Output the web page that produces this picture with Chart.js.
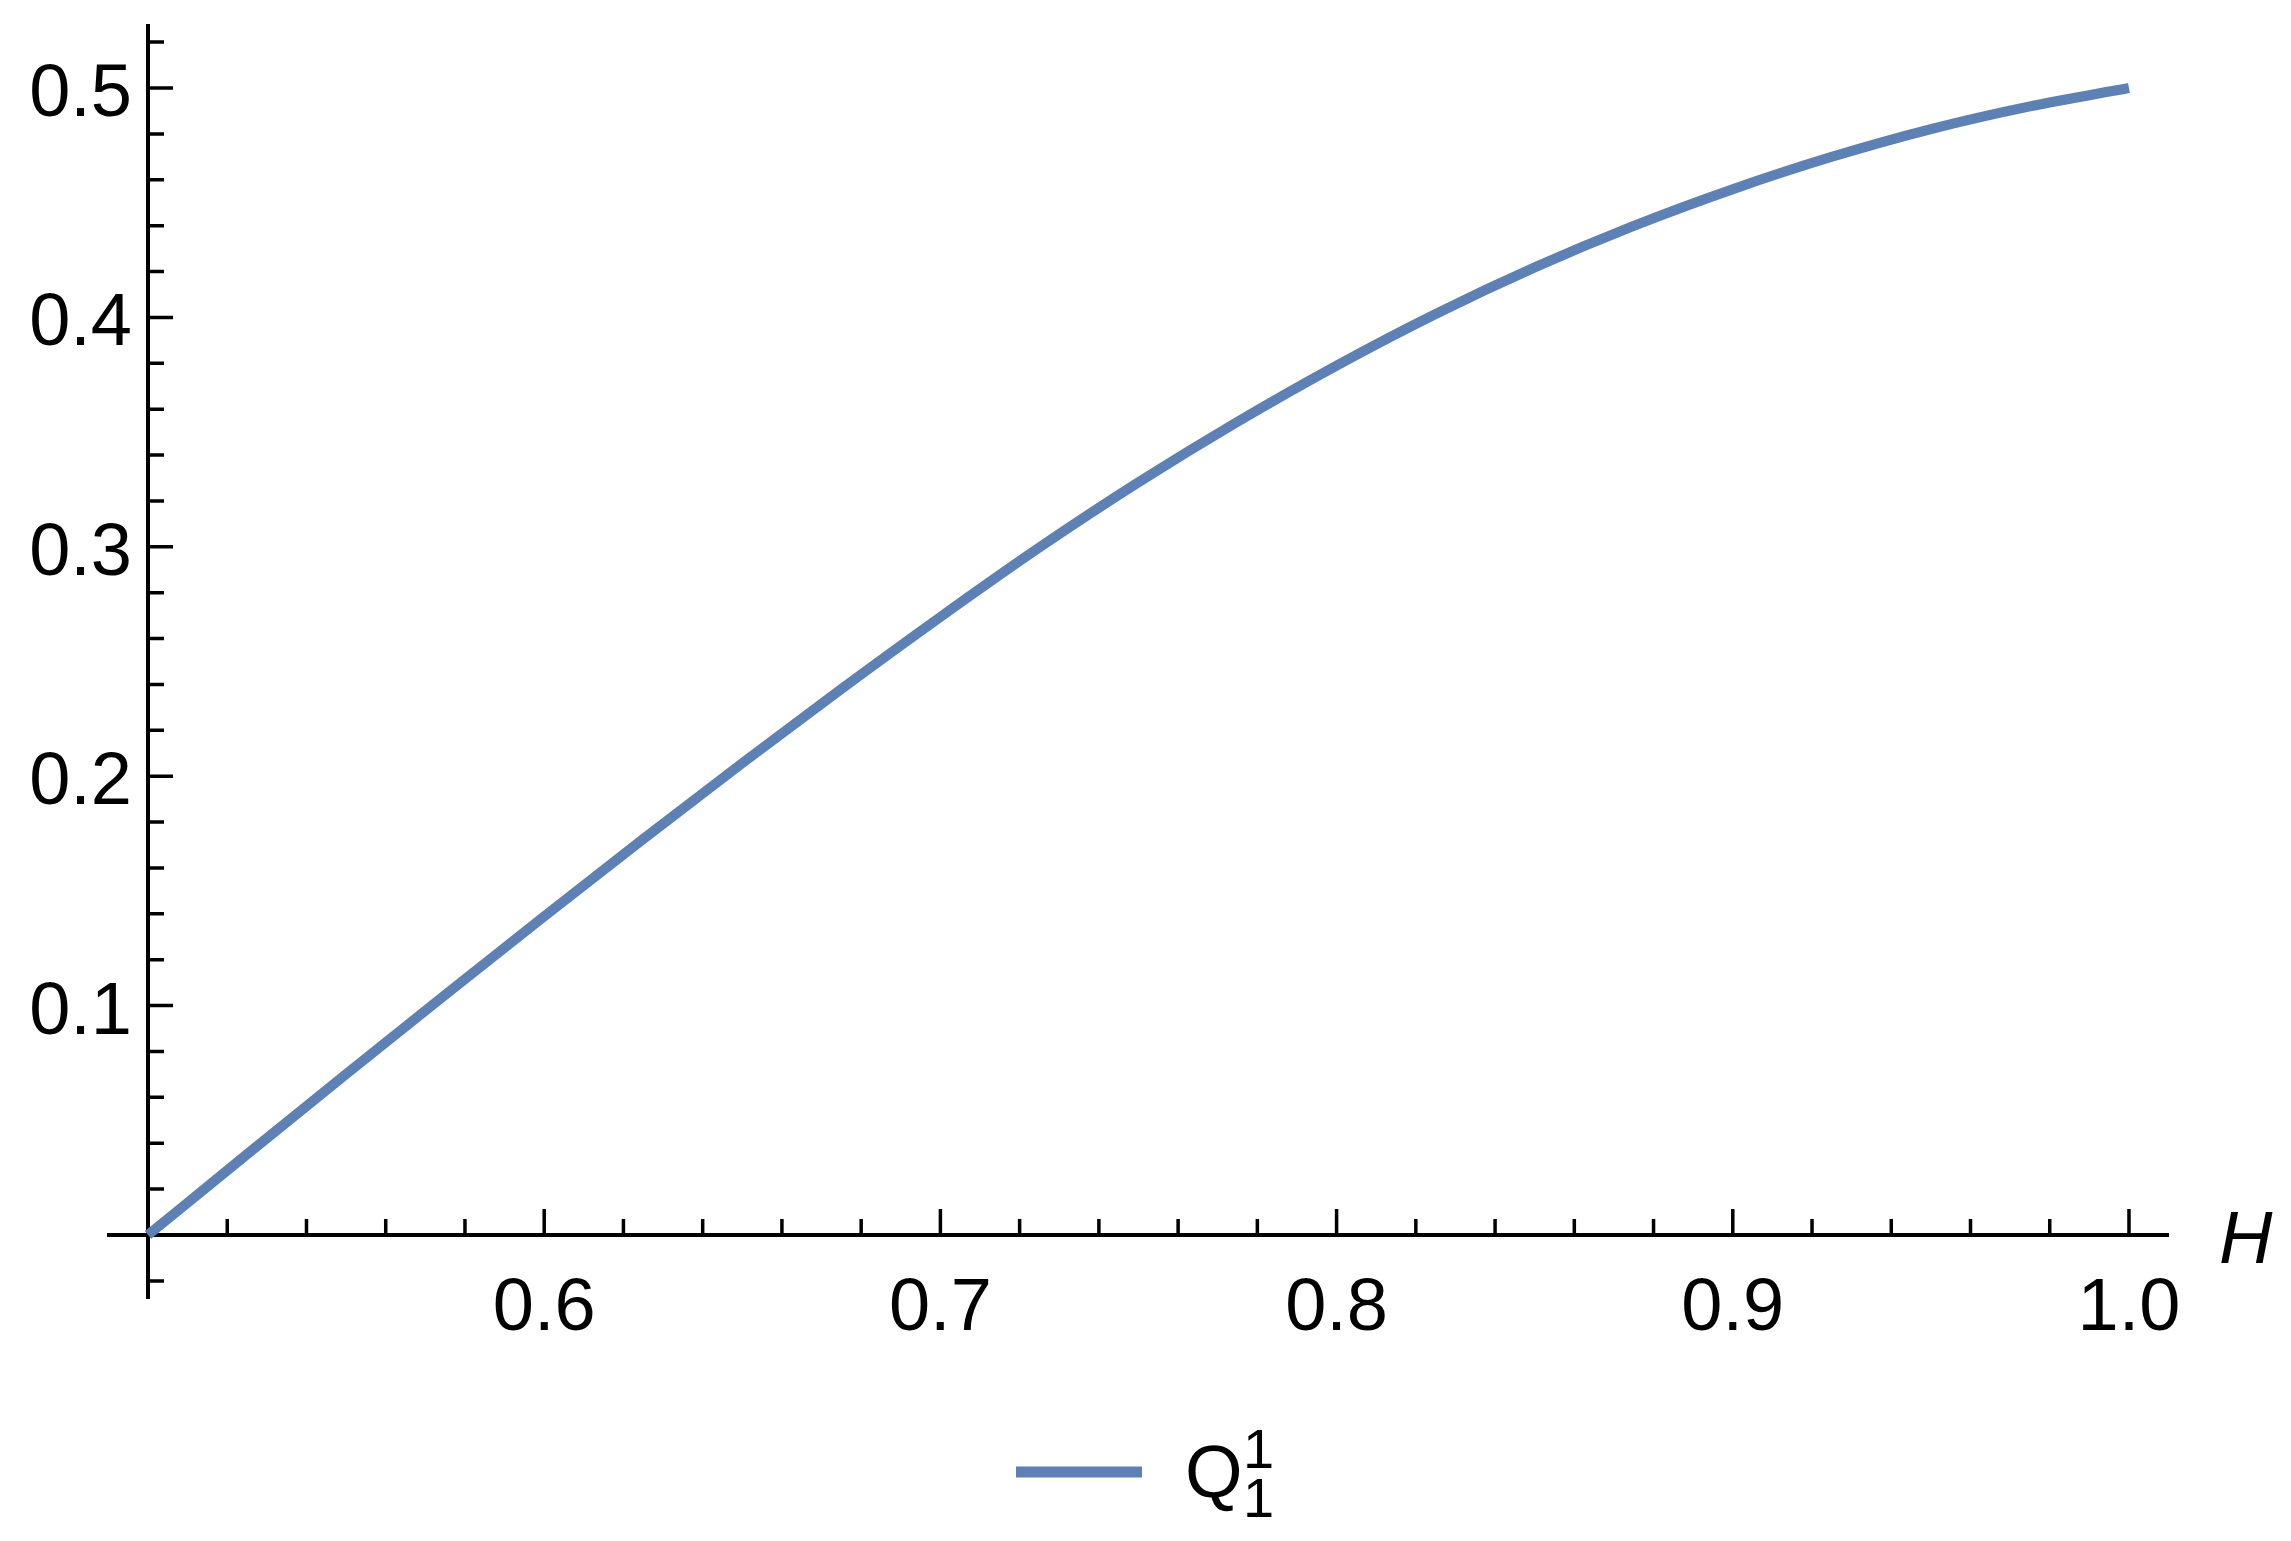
<!DOCTYPE html>
<html>
<head>
<meta charset="utf-8">
<script src="https://cdn.jsdelivr.net/npm/chart.js@4.4.1/dist/chart.umd.min.js"></script>
<style>
  html, body { margin: 0; padding: 0; background: #fff; overflow: hidden; }
  canvas { display: block; }
</style>
</head>
<body>
<canvas id="chart" width="2291" height="1541"></canvas>
<script>
// curve Q_1^1 as a function of H
const hValues = [0.5, 0.525, 0.55, 0.575, 0.6, 0.625, 0.65, 0.675, 0.7, 0.725, 0.75,
                 0.775, 0.8, 0.825, 0.85, 0.875, 0.9, 0.925, 0.95, 0.975, 1.0];
const qValues = [0, 0.0352, 0.0701, 0.1047, 0.1389, 0.1726, 0.2057, 0.2380, 0.2694, 0.2997, 0.3281,
                 0.3545, 0.3790, 0.4015, 0.4218, 0.4399, 0.4559, 0.4700, 0.4821, 0.4920, 0.500];

const xTickLabels = ['0.6', '0.7', '0.8', '0.9', '1.0'];
const yTickLabels = ['0.1', '0.2', '0.3', '0.4', '0.5'];
const xMinorStep = 0.02;
const yMinorStep = 0.02;

const lineColor = '#5e81b5';
const FONT = '"Liberation Sans", Arial, sans-serif';

// axes in Mathematica style: crossing at (0.5, 0), ticks pointing inward
const axesPlugin = {
    id: 'axes',
    beforeDatasetsDraw(chart) {
        const ctx = chart.ctx;
        const xs = chart.scales.x;
        const ys = chart.scales.y;
        const area = chart.chartArea;
        const x0 = xs.getPixelForValue(0.5);
        const y0 = ys.getPixelForValue(0);
        ctx.save();
        ctx.strokeStyle = '#000';
        ctx.lineWidth = 4;
        ctx.beginPath();
        ctx.moveTo(area.left, y0);
        ctx.lineTo(area.right, y0);
        ctx.moveTo(x0, area.top);
        ctx.lineTo(x0, area.bottom);
        ctx.stroke();

        ctx.lineWidth = 3.5;
        ctx.beginPath();
        // x ticks
        for (let i = 1; 0.5 + i * xMinorStep <= xs.max + 1e-9; i++) {
            const v = 0.5 + i * xMinorStep;
            const major = i % 5 === 0;
            const px = xs.getPixelForValue(v);
            ctx.moveTo(px, y0);
            ctx.lineTo(px, y0 - (major ? 26 : 16));
        }
        // y ticks
        for (let i = Math.ceil(ys.min / yMinorStep); i * yMinorStep <= ys.max + 1e-9; i++) {
            if (i === 0) continue;
            const v = i * yMinorStep;
            const major = i % 5 === 0;
            const py = ys.getPixelForValue(v);
            ctx.moveTo(x0, py);
            ctx.lineTo(x0 + (major ? 25 : 16), py);
        }
        ctx.stroke();

        ctx.fillStyle = '#000';
        ctx.font = '74px ' + FONT;
        ctx.textBaseline = 'alphabetic';
        ctx.textAlign = 'center';
        xTickLabels.forEach(t => {
            ctx.fillText(t, xs.getPixelForValue(parseFloat(t)), y0 + 95);
        });
        ctx.textAlign = 'right';
        yTickLabels.forEach(t => {
            ctx.fillText(t, x0 - 16, ys.getPixelForValue(parseFloat(t)) + 28);
        });
        // axis label
        ctx.textAlign = 'left';
        ctx.font = 'italic 74px ' + FONT;
        ctx.fillText('H', area.right + 50, y0 + 28);
        ctx.restore();
    },
    afterDraw(chart) {
        // legend with sub/superscript
        const ctx = chart.ctx;
        ctx.save();
        ctx.strokeStyle = lineColor;
        ctx.lineWidth = 11;
        ctx.beginPath();
        ctx.moveTo(1016, 1472);
        ctx.lineTo(1142, 1472);
        ctx.stroke();
        ctx.fillStyle = '#000';
        ctx.textBaseline = 'alphabetic';
        ctx.textAlign = 'left';
        ctx.font = '74px ' + FONT;
        ctx.fillText('Q', 1185, 1497);
        ctx.font = '56px ' + FONT;
        ctx.fillText('1', 1243, 1468);
        ctx.fillText('1', 1243, 1517);
        ctx.restore();
    }
};

new Chart(document.getElementById('chart'), {
    type: 'line',
    data: {
        labels: hValues,
        datasets: [{
            label: 'Q11',
            data: hValues.map((h, i) => ({ x: h, y: qValues[i] })),
            borderColor: lineColor,
            borderWidth: 10,
            pointRadius: 0,
            cubicInterpolationMode: 'monotone',
            fill: false,
            clip: false
        }]
    },
    options: {
        responsive: false,
        animation: false,
        devicePixelRatio: 1,
        layout: { padding: { left: 107, right: 122, top: 24, bottom: 242 } },
        plugins: { legend: { display: false }, tooltip: { enabled: false } },
        scales: {
            x: { type: 'linear', min: 0.48965, max: 1.0101, display: false },
            y: { type: 'linear', min: -0.0279, max: 0.5279, display: false }
        }
    },
    plugins: [axesPlugin]
});
</script>
</body>
</html>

####

REQUIRED TASK:
Which lines contain "with"? Copy each of them out.

RESULT:
Output the web page that produces this picture with Chart.js.
        // legend with sub/superscript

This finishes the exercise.